▸ Written instruction: Reproduce the material below line by line, beginning with its first line and ending with the line that contains "from bokeh.resources import INLINE"; leave out pictures.

- - - -

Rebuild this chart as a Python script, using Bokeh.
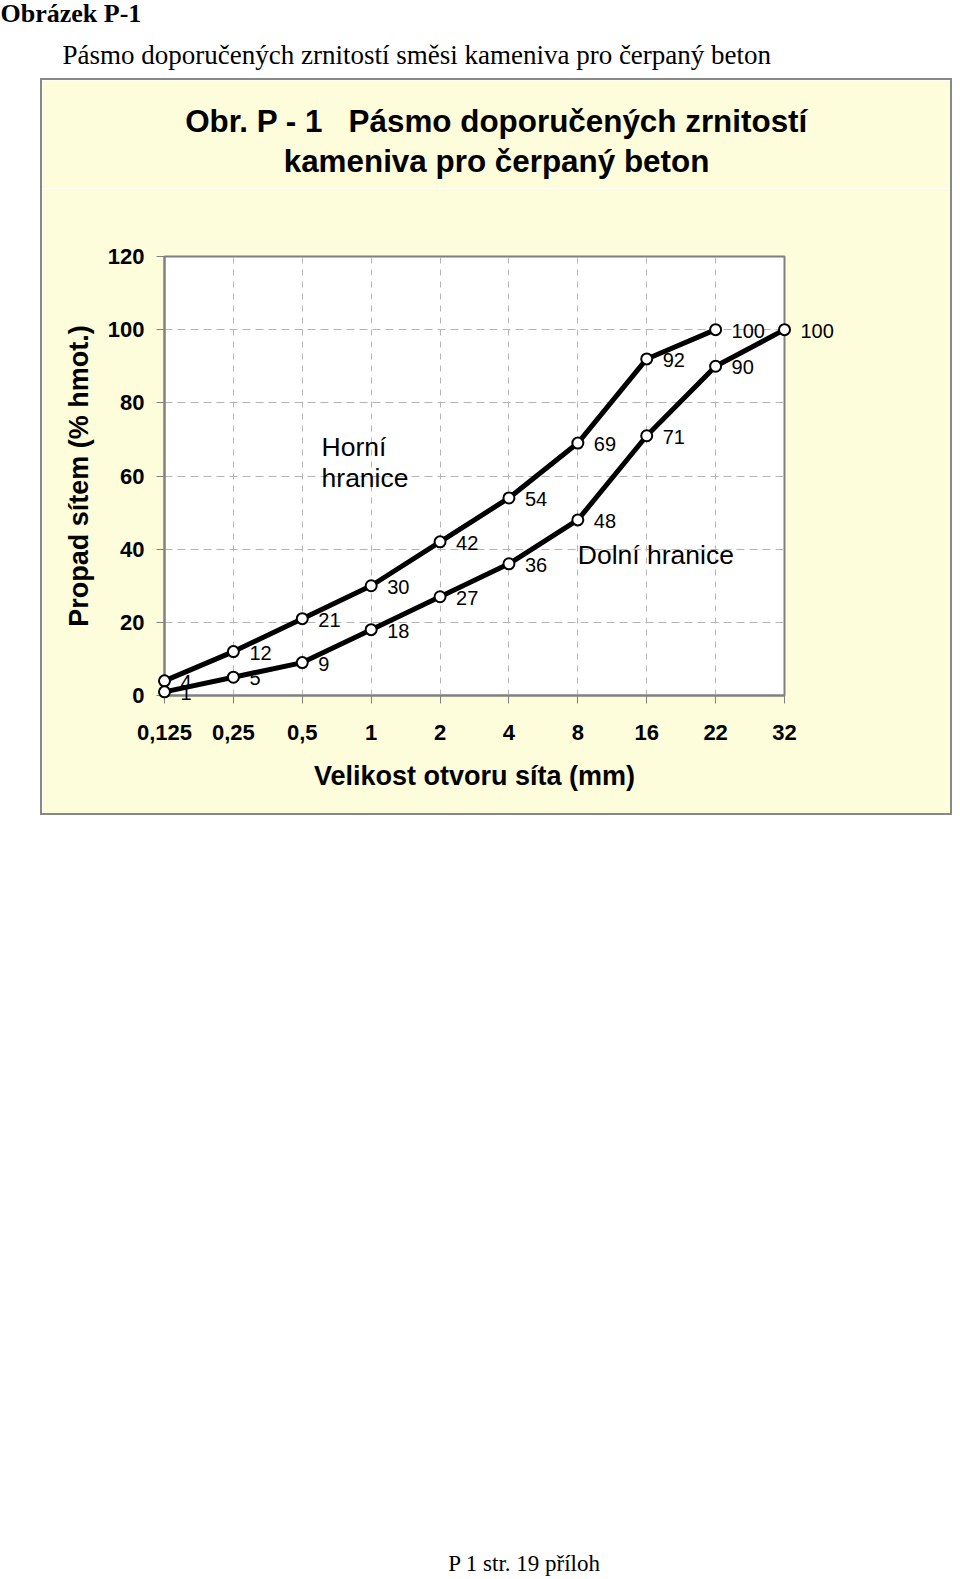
from bokeh.plotting import figure
from bokeh.layouts import column, row
from bokeh.models import Range1d, FixedTicker, Spacer
from bokeh.core.properties import value
from bokeh.embed import file_html
from bokeh.resources import INLINE

# ---------------- data ----------------
sieve_sizes = ["0,125", "0,25", "0,5", "1", "2", "4", "8", "16", "22", "32"]
upper_limit = [4, 12, 21, 30, 42, 54, 69, 92, 100]        # Horní hranice (to 22 mm)
lower_limit = [1, 5, 9, 18, 27, 36, 48, 71, 90, 100]      # Dolní hranice (to 32 mm)
y_ticks = [0, 20, 40, 60, 80, 100, 120]

x_upper = list(range(len(upper_limit)))
x_lower = list(range(len(lower_limit)))

page_heading = "Obrázek P-1"
page_caption = "Pásmo doporučených zrnitostí směsi kameniva pro čerpaný beton"
chart_title_1 = "Obr. P - 1\u00a0\u00a0\u00a0Pásmo doporučených zrnitostí"
chart_title_2 = "kameniva pro čerpaný beton"
x_label = "Velikost otvoru síta (mm)"
y_label = "Propad sítem (% hmot.)"
footer_text = "P 1 str. 19 příloh"

SANS = "Liberation Sans"
SERIF = "Liberation Serif"
YELLOW = "#FDFDDB"
GRAY = "#808080"
BOX = "#888888"
GRID = "#B4B4B4"


def no_align(f):
    if "frame_align" in f.properties():
        f.frame_align = False
    return f


def blank(w, h, fill):
    f = figure(width=w, height=h, x_range=Range1d(0, w), y_range=Range1d(h, 0),
               toolbar_location=None, output_backend="svg", min_border=0,
               x_axis_location=None, y_axis_location=None)
    f.grid.visible = False
    f.outline_line_color = None
    f.background_fill_color = fill
    f.border_fill_color = fill
    return no_align(f)


# ---------------- header ----------------
hdr = blank(952, 78, "white")
hdr.text(x=[0], y=[12.5], text=[page_heading], text_font=value(SERIF), text_font_size="26px",
         text_font_style="bold", text_color="black", text_baseline="middle")
hdr.text(x=[62], y=[54], text=[page_caption], text_font=value(SERIF), text_font_size="27px",
         text_color="black", text_baseline="middle")

# ---------------- chart title (inside the yellow box) ----------------
ttl = blank(908, 108, YELLOW)
ttl.text(x=[454, 454], y=[41, 81], text=[chart_title_1, chart_title_2], text_font=value(SANS),
         text_font_size="31.4px", text_font_style="bold", text_color="black",
         text_align="center", text_baseline="middle")

# ---------------- chart ----------------
n = len(sieve_sizes)
p = figure(width=908, height=625, x_range=Range1d(0, n - 1), y_range=Range1d(0, 120),
           toolbar_location=None, output_backend="svg",
           min_border_left=122, min_border_right=166, min_border_top=68, min_border_bottom=118)
no_align(p)
p.border_fill_color = YELLOW
p.background_fill_color = "white"
p.outline_line_color = GRAY
p.outline_line_width = 2

p.xaxis.ticker = FixedTicker(ticks=list(range(n)))
p.xaxis.major_label_overrides = {i: s for i, s in enumerate(sieve_sizes)}
p.yaxis.ticker = FixedTicker(ticks=y_ticks)
p.xaxis.axis_label = x_label
p.yaxis.axis_label = y_label
for ax in (p.xaxis[0], p.yaxis[0]):
    ax.axis_line_color = GRAY
    ax.axis_line_width = 2
    ax.major_tick_line_color = GRAY
    ax.major_tick_line_width = 1
    ax.major_tick_out = 8
    ax.major_tick_in = 0
    ax.minor_tick_line_color = None
    ax.major_label_text_font = SANS
    ax.major_label_text_font_style = "bold"
    ax.major_label_text_font_size = "22px"
    ax.major_label_text_color = "black"
    ax.axis_label_text_font = SANS
    ax.axis_label_text_font_style = "bold"
    ax.axis_label_text_color = "black"
p.xaxis.axis_label_text_font_size = "27px"
p.yaxis.axis_label_text_font_size = "27px"
p.xaxis.major_label_standoff = 21
p.yaxis.major_label_standoff = 12
p.xaxis.axis_label_standoff = 18
p.yaxis.axis_label_standoff = 11

p.xgrid.ticker = FixedTicker(ticks=list(range(1, n - 1)))
p.ygrid.ticker = FixedTicker(ticks=y_ticks[1:-1])
p.xgrid.grid_line_color = GRID
p.xgrid.grid_line_dash = "6 6"
p.ygrid.grid_line_color = GRID
p.ygrid.grid_line_dash = "8 5"

# value labels, lines and markers drawn on the overlay level so that the points and labels
# at the frame edges (0,125 mm and 32 mm) are not clipped
lbl = dict(text_font=value(SANS), text_font_size="20px", text_color="black",
           text_align="left", text_baseline="middle", x_offset=16, y_offset=1, level="overlay")
p.text(x=x_upper, y=upper_limit, text=[str(v) for v in upper_limit], **lbl)
p.text(x=x_lower, y=lower_limit, text=[str(v) for v in lower_limit], **lbl)

p.line(x_upper, upper_limit, line_color="black", line_width=5, level="overlay")
p.line(x_lower, lower_limit, line_color="black", line_width=5, level="overlay")
p.scatter(x_upper, upper_limit, marker="circle", size=11, fill_color="white",
          line_color="black", line_width=2, level="overlay")
p.scatter(x_lower, lower_limit, marker="circle", size=11, fill_color="white",
          line_color="black", line_width=2, level="overlay")

p.text(x=[2.28], y=[63.6], text=["Horní\nhranice"], text_font=value(SANS), text_font_size="26.5px",
       text_color="black", text_baseline="middle", text_align="left", text_line_height=1.04)
p.text(x=[6.0], y=[38.3], text=["Dolní hranice"], text_font=value(SANS), text_font_size="26.5px",
       text_color="black", text_baseline="middle", text_align="left")

# ---------------- yellow box with grey frame ----------------
def bar(w, h):
    return Spacer(width=w, height=h, styles={"background-color": BOX})

box = column(
    bar(912, 2),
    row(bar(2, 733), column(ttl, p), bar(2, 733)),
    bar(912, 2),
)

# ---------------- footer ----------------
ftr = blank(952, 763, "white")
ftr.text(x=[524], y=[748], text=[footer_text], text_font=value(SERIF), text_font_size="23px",
         text_color="black", text_align="center", text_baseline="middle")

layout = column(hdr, row(Spacer(width=40, height=737), box), ftr)
open("out.html", "w").write(file_html(layout, INLINE))
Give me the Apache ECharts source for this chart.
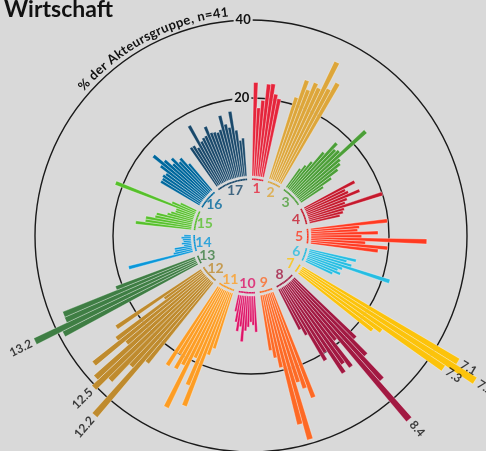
<!DOCTYPE html>
<html>
<head>
<meta charset="utf-8">
<script src="https://cdn.jsdelivr.net/npm/echarts@6/dist/echarts.min.js"></script>
<style>
html, body { margin: 0; padding: 0; background: #d9d9d9; }
#chart { width: 486px; height: 451px; }
</style>
</head>
<body>
<div id="chart"></div>
<script>
// SDG-Nummern, Farben, Anzahl der nummerierten Unterziele (Rest: a, b, c ...)
var sdgNames = ['1','2','3','4','5','6','7','8','9','10','11','12','13','14','15','16','17'];
var sdgColors = ['#e5243b','#dda63a','#4c9f38','#c5192d','#ff3a21','#26bde2','#fcc30b','#a21942',
                 '#fd6925','#dd1367','#fd9d24','#bf8b2e','#3f7e44','#0a97d9','#56c02b','#00689d','#19486a'];
var numberedTargets = [5,5,9,7,6,6,3,10,5,7,7,8,3,7,9,10,19];

// % der Akteursgruppe je Unterziel
var g1  = [24, 17.5, 19.5, 23.8, 24, 21.5, 20.5];
var g2  = [22, 27, 24.8, 27.2, 26.3, 34.3, 27.2, 29.6];
var g3  = [6, 7.5, 9.2, 13, 17, 15.5, 16, 24.4, 14.7, 14, 12.6, 10, 7];
var g4  = [14.6, 11.5, 12, 14.8, 11, 10.2, 20, 9.5, 9, 8];
var g5  = [19.8, 12.5, 12, 17.2, 13, 29.7, 14, 19.8, 17.4];
var g6  = [12.3, 10, 11.5, 22, 9.5, 8.5, 9.5, 7.6];
var g7  = [46.7, 53, 44.5, 26, 24];
var g8  = [22, 27, 34.4, 46.7, 19, 26.8, 25, 27, 20, 21.8, 13.7, 11.7];
var g9  = [29, 26, 24, 38.9, 34.5, 19.2, 16.5, 14.4];
var g10 = [9.3, 7.5, 6.7, 8, 9, 11.8, 8, 9.3, 7, 4.4];
var g11 = [15, 17, 31.4, 26.1, 19, 33.6, 22, 23.7, 20, 24.1];
var g12 = [26.6, 45.6, 30, 36.3, 40.6, 38.5, 26.7, 36.5, 28, 12, 26.3];
var g13 = [38.8, 46.2, 36.8, 36.7, 21.7];
var g14 = [17, 5, 4.5, 4.5, 2, 2.5, 2, 2.2, 2.5, 1.8];
var g15 = [14.4, 12, 12, 9.7, 9.5, 6.8, 6, 5, 5, 21.9, 6.6, 4.5];
var g16 = [11.6, 11.6, 12, 11.6, 13.9, 17, 14, 11.8, 13, 11, 11.5, 9];
var g17 = [12, 12, 11, 17, 12, 12.6, 12.8, 15, 13, 12.8, 12.5, 13, 16.5, 14, 13, 17, 12, 9.3, 9.8];
var sdgValues = [g1,g2,g3,g4,g5,g6,g7,g8,g9,g10,g11,g12,g13,g14,g15,g16,g17];

var radiusTicks = [20, 40];
var labelLimit = 40;   // Balken darüber bekommen ihre Zielnummer
var axisTitle = '% der Akteursgruppe, n=41';

var GAP = 3, LEAD = 0.6;
var CX = 251, CY = 236, R0 = 60, PX = 3.9, RMAX = 60;

var slotCount = 0;
sdgValues.forEach(function (v) { slotCount += v.length + GAP; });
var slotDeg = 360 / slotCount;
var startAngle = 90 - LEAD * slotDeg;

var cats = [], barData = [], arcBase = [], arcLine = [], groupLabels = [], outliers = [];
sdgValues.forEach(function (vals, g) {
    var first = cats.length;
    vals.forEach(function (v, i) {
        var n = numberedTargets[g];
        var id = sdgNames[g] + '.' + (i < n ? i + 1 : 'abcdefgh'.charAt(i - n));
        var s = cats.length;
        cats.push(id);
        barData.push({ value: v, itemStyle: { color: sdgColors[g] } });
        arcBase.push(56);
        arcLine.push({ value: 1.6, itemStyle: { color: sdgColors[g] } });
        if (v > labelLimit) {
            var th = (LEAD + s + 0.5) * slotDeg;
            var right = th < 180;
            outliers.push({
                name: id,
                value: [v + 1.0, s],
                label: { rotate: right ? 90 - th : 270 - th, align: right ? 'left' : 'right' }
            });
        }
    });
    groupLabels.push({ name: sdgNames[g], value: [48, first + vals.length / 2], label: { color: sdgColors[g] } });
    for (var k = 0; k < GAP; k++) {
        cats.push('_' + cats.length);
        barData.push('-'); arcBase.push('-'); arcLine.push('-');
    }
});

// gebogener Achsentitel, Zeichen für Zeichen
var ctx = document.createElement('canvas').getContext('2d');
var titleFont = 'bold 13px Lato';
ctx.font = titleFont;
var TR = 225, midDeg = -27.5, arcLen = 170;
var totalW = ctx.measureText(axisTitle).width;
var extra = Math.max(0, (arcLen - totalW) / (axisTitle.length - 1));
var spanW = totalW + extra * (axisTitle.length - 1);
var curAng = midDeg * Math.PI / 180 - spanW / 2 / TR;
var curved = [];
for (var c = 0; c < axisTitle.length; c++) {
    var ch = axisTitle.charAt(c);
    var w = ctx.measureText(ch).width;
    var a = curAng + w / 2 / TR;
    curved.push({
        type: 'text',
        x: CX + TR * Math.sin(a),
        y: CY - TR * Math.cos(a),
        rotation: -a,
        style: { text: ch, font: titleFont, fill: '#111', align: 'center', verticalAlign: 'middle' }
    });
    curAng += (w + extra) / TR;
}

var hiddenAxis = { axisLine: { show: false }, axisTick: { show: false }, axisLabel: { show: false }, splitLine: { show: false } };

var myChart = echarts.init(document.getElementById('chart'));
myChart.setOption({
    backgroundColor: '#d9d9d9',
    animation: false,
    title: {
        text: 'Wirtschaft', left: -1, top: -7,
        textStyle: { fontFamily: 'Lato', fontWeight: 'bold', fontSize: 23, color: '#111' }
    },
    polar: [
        { center: [CX, CY], radius: [R0, R0 + PX * RMAX] },
        { center: [CX, CY], radius: [0, R0] },
        { center: [CX, CY], radius: [0, R0] }
    ],
    angleAxis: [
        Object.assign({ polarIndex: 0, type: 'category', data: cats, startAngle: startAngle, clockwise: true }, hiddenAxis),
        Object.assign({ polarIndex: 1, type: 'category', data: cats, startAngle: startAngle, clockwise: true }, hiddenAxis),
        Object.assign({ polarIndex: 2, type: 'value', min: 0, max: slotCount, startAngle: startAngle, clockwise: true }, hiddenAxis)
    ],
    radiusAxis: [
        {
            polarIndex: 0, type: 'value', min: 0, max: RMAX, interval: 20,
            axisLine: { show: false }, axisTick: { show: false },
            axisLabel: {
                margin: 2,
                formatter: function (v) { return radiusTicks.indexOf(v) >= 0 ? String(v) : ''; },
                fontFamily: 'Lato', fontWeight: 'bold', fontSize: 13, color: '#111',
                backgroundColor: '#d9d9d9', padding: [0, 2]
            },
            splitLine: { show: true, lineStyle: { color: ['rgba(0,0,0,0)', '#1a1a1a', '#1a1a1a', 'rgba(0,0,0,0)'], width: 1.4 } }
        },
        Object.assign({ polarIndex: 1, type: 'value', min: 0, max: R0 }, hiddenAxis),
        Object.assign({ polarIndex: 2, type: 'value', min: 0, max: R0 }, hiddenAxis)
    ],
    series: [
        {
            type: 'bar', coordinateSystem: 'polar', polarIndex: 0,
            data: barData, barCategoryGap: '0%',
            itemStyle: { borderColor: 'rgba(255,255,255,0.55)', borderWidth: 0.6 }
        },
        {
            type: 'bar', coordinateSystem: 'polar', polarIndex: 1, stack: 'arc',
            data: arcBase, barCategoryGap: '0%', itemStyle: { color: 'rgba(0,0,0,0)' }, silent: true
        },
        {
            type: 'bar', coordinateSystem: 'polar', polarIndex: 1, stack: 'arc',
            data: arcLine, barCategoryGap: '0%'
        },
        {
            type: 'scatter', coordinateSystem: 'polar', polarIndex: 2,
            data: groupLabels, symbolSize: 1, itemStyle: { color: 'rgba(0,0,0,0)' },
            label: { show: true, position: 'inside', formatter: '{b}', fontFamily: 'Lato', fontWeight: 'bold', fontSize: 14 }
        },
        {
            type: 'scatter', coordinateSystem: 'polar', polarIndex: 0,
            data: outliers, symbolSize: 1, itemStyle: { color: 'rgba(0,0,0,0)' },
            label: { show: true, position: 'inside', formatter: '{b}', verticalAlign: 'middle',
                     fontFamily: 'Lato', fontWeight: 'bold', fontSize: 12, color: '#111' }
        }
    ],
    graphic: curved
});
</script>
</body>
</html>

- - - -

▸ Expected answer:
Rebuild this chart as a Python script, using Bokeh.
from bokeh.plotting import figure
from bokeh.layouts import column, row
from bokeh.models import Range1d, FixedTicker, Spacer
from bokeh.core.properties import value
from bokeh.embed import file_html
from bokeh.resources import INLINE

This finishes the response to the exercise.